Venezuela has the largest known oil reserves on the planet. Its economy became dependent upon fossil fuel extraction over the course of the 20th century, making it one of the world’s primary petrostates and the only founding member of OPEC from the Americas. Indeed, “black gold” bonanza cycles made Venezuela’s 20th-century economy one of the most buoyant in the region, so much so that only several decades ago, Venezuela was a major migrant-receiving country within South America. Now it is experiencing extreme economic, political, social, infrastructural, and existential duress not only precipitated by the long-term decline in global oil prices, but also exacerbated by a U.S.-led global Northern sanctions regime intended to punish Venezuelans into submission to a dollar-denominated geopolitical hegemony over the global energy industries. The Venezuelan government under the aegis of the Bolivarian Revolution has repeatedly responded problematically and contradictorily in turn at critical junctures since coming to power in 1999, at times betraying the progressive ideals of the revolutionary project.
The sum total of these complex and conflicted developments have generated internal displacements and a growing tidal wave of out-migration and refugeeism that equals the Syrian crisis in terms of numbers of people displaced yet in an ever shorter period of time.
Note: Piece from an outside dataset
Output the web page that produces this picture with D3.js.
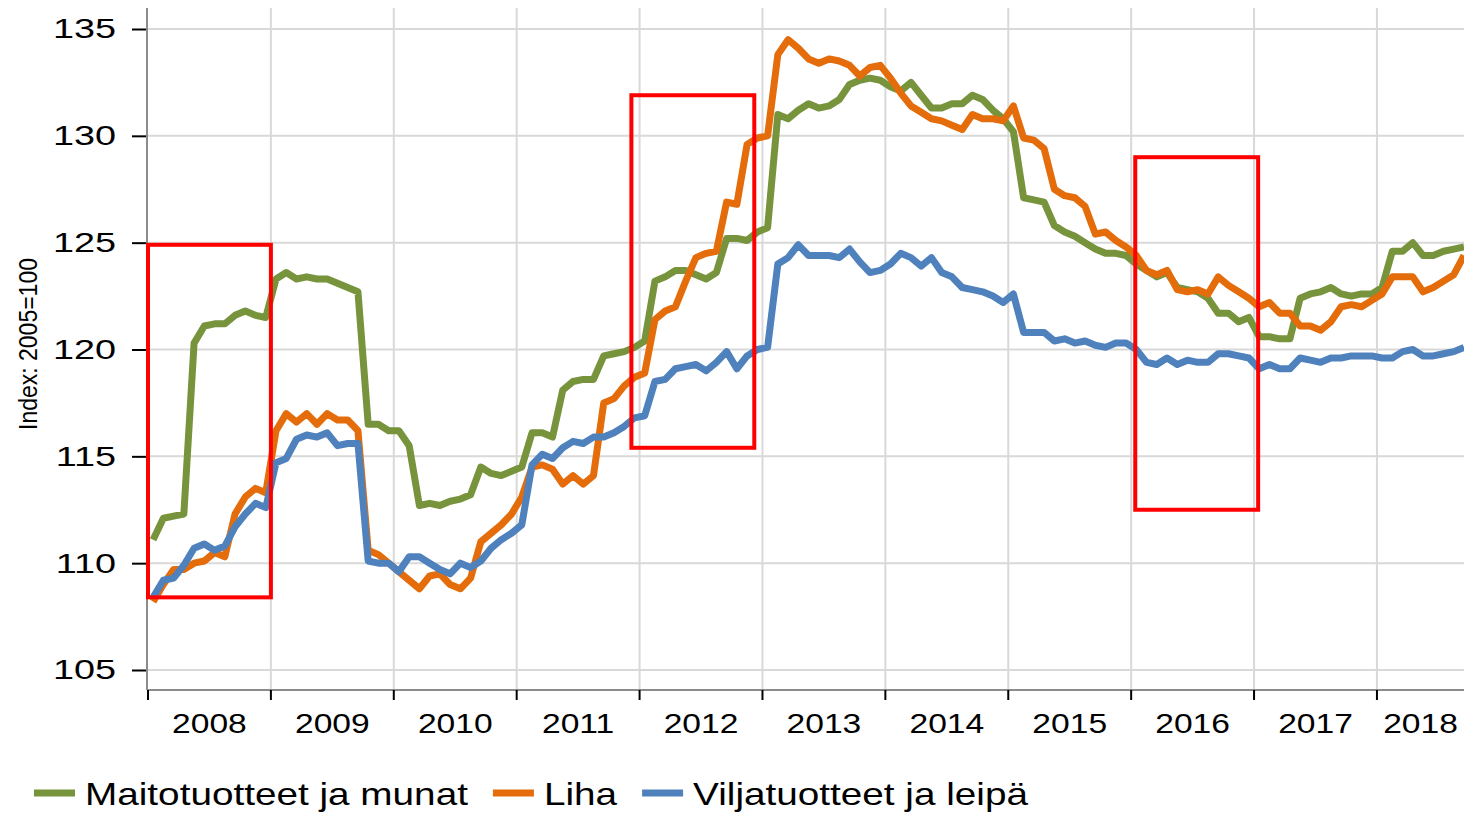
<!DOCTYPE html>
<html>
<head>
<meta charset="utf-8">
<script src="https://cdn.jsdelivr.net/npm/d3@7"></script>
<style>
  html, body { margin: 0; padding: 0; background: #fff; }
  svg { display: block; font-family: "Liberation Sans", Arial, sans-serif; }
</style>
</head>
<body>
<svg id="chart" width="1464" height="814"></svg>
<script>
// year labels, one per 12 monthly points starting Jan 2008
const years = ['2008', '2009', '2010', '2011', '2012', '2013', '2014', '2015', '2016', '2017', '2018'];
const yTicks = [105, 110, 115, 120, 125, 130, 135];
const seriesNames = ['Maitotuotteet ja munat', 'Liha', 'Viljatuotteet ja leipä'];
const seriesColors = ['#77933c', '#e46c0a', '#4f81bd'];

// monthly index values, Jan 2008 - Sep 2018
const dairy = [
	111.1, 112.1, 112.2, 112.3, 120.3, 121.1, 121.2, 121.2, 121.6, 121.8, 121.6, 121.5,
	123.3, 123.6, 123.3, 123.4, 123.3, 123.3, 123.1, 122.9, 122.7, 116.5, 116.5, 116.2,
	116.2, 115.5, 112.7, 112.8, 112.7, 112.9, 113.0, 113.2, 114.5, 114.2, 114.1, 114.3,
	114.5, 116.1, 116.1, 115.9, 118.1, 118.5, 118.6, 118.6, 119.7, 119.8, 119.9, 120.1,
	120.4, 123.2, 123.4, 123.7, 123.7, 123.5, 123.3, 123.6, 125.2, 125.2, 125.1, 125.5,
	125.7, 131.0, 130.8, 131.2, 131.5, 131.3, 131.4, 131.7, 132.4, 132.6, 132.7, 132.6,
	132.3, 132.1, 132.5, 131.9, 131.3, 131.3, 131.5, 131.5, 131.9, 131.7, 131.2, 130.8,
	130.2, 127.1, 127.0, 126.9, 125.8, 125.5, 125.3, 125.0, 124.7, 124.5, 124.5, 124.4,
	124.0, 123.7, 123.4, 123.6, 122.9, 122.8, 122.7, 122.4, 121.7, 121.7, 121.3, 121.5,
	120.6, 120.6, 120.5, 120.5, 122.4, 122.6, 122.7, 122.9, 122.6, 122.5, 122.6, 122.6,
	122.9, 124.6, 124.6, 125.0, 124.4, 124.4, 124.6, 124.7, 124.8
];
const meat = [
	108.2, 109.0, 109.7, 109.7, 110.0, 110.1, 110.5, 110.3, 112.3, 113.1, 113.5, 113.3,
	116.2, 117.0, 116.6, 117.0, 116.5, 117.0, 116.7, 116.7, 116.2, 110.6, 110.4, 110.0,
	109.6, 109.2, 108.8, 109.4, 109.5, 109.0, 108.8, 109.3, 111.0, 111.4, 111.8, 112.3,
	113.1, 114.5, 114.6, 114.4, 113.7, 114.1, 113.7, 114.1, 117.5, 117.7, 118.3, 118.7,
	118.9, 121.4, 121.8, 122.0, 123.2, 124.3, 124.5, 124.6, 126.9, 126.8, 129.6, 129.9,
	130.0, 133.8, 134.5, 134.1, 133.6, 133.4, 133.6, 133.5, 133.3, 132.8, 133.2, 133.3,
	132.7, 132.0, 131.4, 131.1, 130.8, 130.7, 130.5, 130.3, 131.0, 130.8, 130.8, 130.7,
	131.4, 129.9, 129.8, 129.4, 127.5, 127.2, 127.1, 126.7, 125.4, 125.5, 125.1, 124.8,
	124.4, 123.7, 123.5, 123.7, 122.8, 122.7, 122.8, 122.6, 123.4, 123.0, 122.7, 122.4,
	122.0, 122.2, 121.7, 121.7, 121.1, 121.1, 120.9, 121.3, 122.0, 122.1, 122.0, 122.3,
	122.6, 123.4, 123.4, 123.4, 122.7, 122.9, 123.2, 123.5, 124.4
];
const cereal = [
	108.4, 109.2, 109.3, 109.9, 110.7, 110.9, 110.6, 110.8, 111.7, 112.3, 112.8, 112.6,
	114.7, 114.9, 115.8, 116.0, 115.9, 116.1, 115.5, 115.6, 115.6, 110.1, 110.0, 110.0,
	109.6, 110.3, 110.3, 110.0, 109.7, 109.5, 110.0, 109.8, 110.1, 110.7, 111.1, 111.4,
	111.8, 114.6, 115.1, 114.9, 115.4, 115.7, 115.6, 115.9, 115.9, 116.1, 116.4, 116.8,
	116.9, 118.5, 118.6, 119.1, 119.2, 119.3, 119.0, 119.4, 119.9, 119.1, 119.7, 120.0,
	120.1, 124.0, 124.3, 124.9, 124.4, 124.4, 124.4, 124.3, 124.7, 124.1, 123.6, 123.7,
	124.0, 124.5, 124.3, 123.9, 124.3, 123.6, 123.4, 122.9, 122.8, 122.7, 122.5, 122.2,
	122.6, 120.8, 120.8, 120.8, 120.4, 120.5, 120.3, 120.4, 120.2, 120.1, 120.3, 120.3,
	120.0, 119.4, 119.3, 119.6, 119.3, 119.5, 119.4, 119.4, 119.8, 119.8, 119.7, 119.6,
	119.1, 119.3, 119.1, 119.1, 119.6, 119.5, 119.4, 119.6, 119.6, 119.7, 119.7, 119.7,
	119.6, 119.6, 119.9, 120.0, 119.7, 119.7, 119.8, 119.9, 120.1
];

// highlighted periods: [start month, end month, low value, high value]
const boxes = [
	[0, 12, 108.4, 124.9],
	[47.2, 59.2, 115.4, 131.9],
	[96.4, 108.4, 112.5, 129.0]
];

let svg = d3.select('#chart');
let width = +svg.attr('width');

let left = 148;
let x = d3.scaleLinear().domain([0, 128.5]).range([left, width]);
let y = d3.scaleLinear().domain([105, 135]).range([670, 29]);
let yBottom = 690;
let yTop = 8;

// grid
let grid = svg.append('g');
grid.selectAll('.hgrid')
	.data(yTicks)
	.enter().append('line')
	.attr('x1', left).attr('x2', width)
	.attr('y1', (d) => y(d)).attr('y2', (d) => y(d))
	.attr('stroke', '#d9d9d9').attr('stroke-width', 2);
grid.selectAll('.vgrid')
	.data(years.slice(1))
	.enter().append('line')
	.attr('x1', (d, i) => x((i + 1) * 12)).attr('x2', (d, i) => x((i + 1) * 12))
	.attr('y1', yTop).attr('y2', yBottom)
	.attr('stroke', '#d9d9d9').attr('stroke-width', 2);

// y axis (text is stretched sideways like the original export)
let yAxis = svg.append('g')
	.attr('transform', 'translate(' + (left - 1) + ',0)')
	.call(d3.axisLeft(y).tickValues(yTicks).tickSize(15).tickPadding(20));
yAxis.select('.domain').remove();
yAxis.selectAll('line').attr('stroke', '#000').attr('stroke-width', 2);
yAxis.selectAll('text')
	.attr('x', 0)
	.attr('transform', 'translate(-31,0) scale(1.35,1)')
	.attr('font-size', 28).attr('fill', '#000')
	.attr('font-family', '"Liberation Sans", Arial, sans-serif');
svg.append('line')
	.attr('x1', left - 1).attr('x2', left - 1)
	.attr('y1', yTop).attr('y2', yBottom)
	.attr('stroke', '#8c8c8c').attr('stroke-width', 2);

// x axis
svg.append('line')
	.attr('x1', left - 1).attr('x2', width)
	.attr('y1', yBottom).attr('y2', yBottom)
	.attr('stroke', '#8c8c8c').attr('stroke-width', 2);
svg.selectAll('.xtick')
	.data(years)
	.enter().append('line')
	.attr('x1', (d, i) => x(i * 12)).attr('x2', (d, i) => x(i * 12))
	.attr('y1', yBottom).attr('y2', yBottom + 10)
	.attr('stroke', '#000').attr('stroke-width', 2);
svg.selectAll('.xlabel')
	.data(years)
	.enter().append('text')
	.attr('transform', (d, i) => 'translate(' + ((x(i * 12) + Math.min(x(i * 12 + 12), width)) / 2) + ',733) scale(1.2,1)')
	.attr('text-anchor', 'middle')
	.attr('font-size', 28)
	.text((d) => d);

// y title
svg.append('text')
	.attr('transform', 'translate(37,344) scale(1.15,1) rotate(-90)')
	.attr('text-anchor', 'middle')
	.attr('font-size', 23)
	.text('Index: 2005=100');

// lines
let line = d3.line()
	.x((d, i) => x(i + 0.5))
	.y((d) => y(d));
[dairy, meat, cereal].forEach((s, k) => {
	svg.append('path')
		.datum(s)
		.attr('fill', 'none')
		.attr('stroke', seriesColors[k])
		.attr('stroke-width', 7)
		.attr('stroke-linejoin', 'round')
		.attr('d', line);
});

// red highlight boxes
svg.selectAll('.box')
	.data(boxes)
	.enter().append('rect')
	.attr('x', (d) => x(d[0]))
	.attr('y', (d) => y(d[3]))
	.attr('width', (d) => x(d[1]) - x(d[0]))
	.attr('height', (d) => y(d[2]) - y(d[3]))
	.attr('fill', 'none')
	.attr('stroke', '#ff0000')
	.attr('stroke-width', 4);

// legend
let sx = 1.21;
let legend = svg.append('g').attr('transform', 'translate(34,793)');
let lx = 0;
seriesNames.forEach((name, k) => {
	legend.append('line')
		.attr('x1', lx).attr('x2', lx + 41)
		.attr('y1', 0).attr('y2', 0)
		.attr('stroke', seriesColors[k]).attr('stroke-width', 7);
	let t = legend.append('text')
		.attr('transform', 'translate(' + (lx + 51) + ',12) scale(' + sx + ',1)')
		.attr('font-size', 32)
		.text(name);
	lx += 51 + t.node().getComputedTextLength() * sx + 25;
});
</script>
</body>
</html>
Pathologizing Venezuela and portraying it as a failed state in permanent crisis due to its own malfunctioning has been part of the hegemonic globalitarist agenda across the Americas, where mainstream mass media have played a pivotal role in diverting public attention from the complexity of the Venezuelan case and the multiple intersecting entanglements that make its plotline much more than just that of one nation-state alone. This symposium therefore initiates a critical comparative inquiry dissecting the contemporary Venezuelan situation in hemispheric and global perspective. Understanding this history of the present promotes deeper understanding of the political economies of under-development and global inequalities; the changing geopolitics of energy; extractivism and dependence in the world-system; the problem of enduring USAmerican foreign interventionism and Western dollar-denominated hegemony; and the parameters and possibilities of leftist progressivism in the contemporary geopolitical moment.
We bring together scholars specializing in the situation in various areas of the Western Hemisphere in order to better grasp larger patterns, dynamics, and trends throughout the Americas. We aim to better understand those specificities, but also put them together as pieces in a puzzle in order to compare and contrast the greater hemispheric matrix, thereby attaining deeper insight into the larger macroscopic conjuncture influencing what’s happening both within and outside of Venezuela. We also bring attention to the more recent phenomenon of return migration by migrants and refugees making a U-turn and heading back home as another important piece of the puzzle. We open a necessary conversation about the pitfalls and possibilities of leftist politics and transnational solidarity in the contemporary global moment as refracted by a consideration of the “Venezuelan” case, providing a provocative mirror when seen through the looking glass.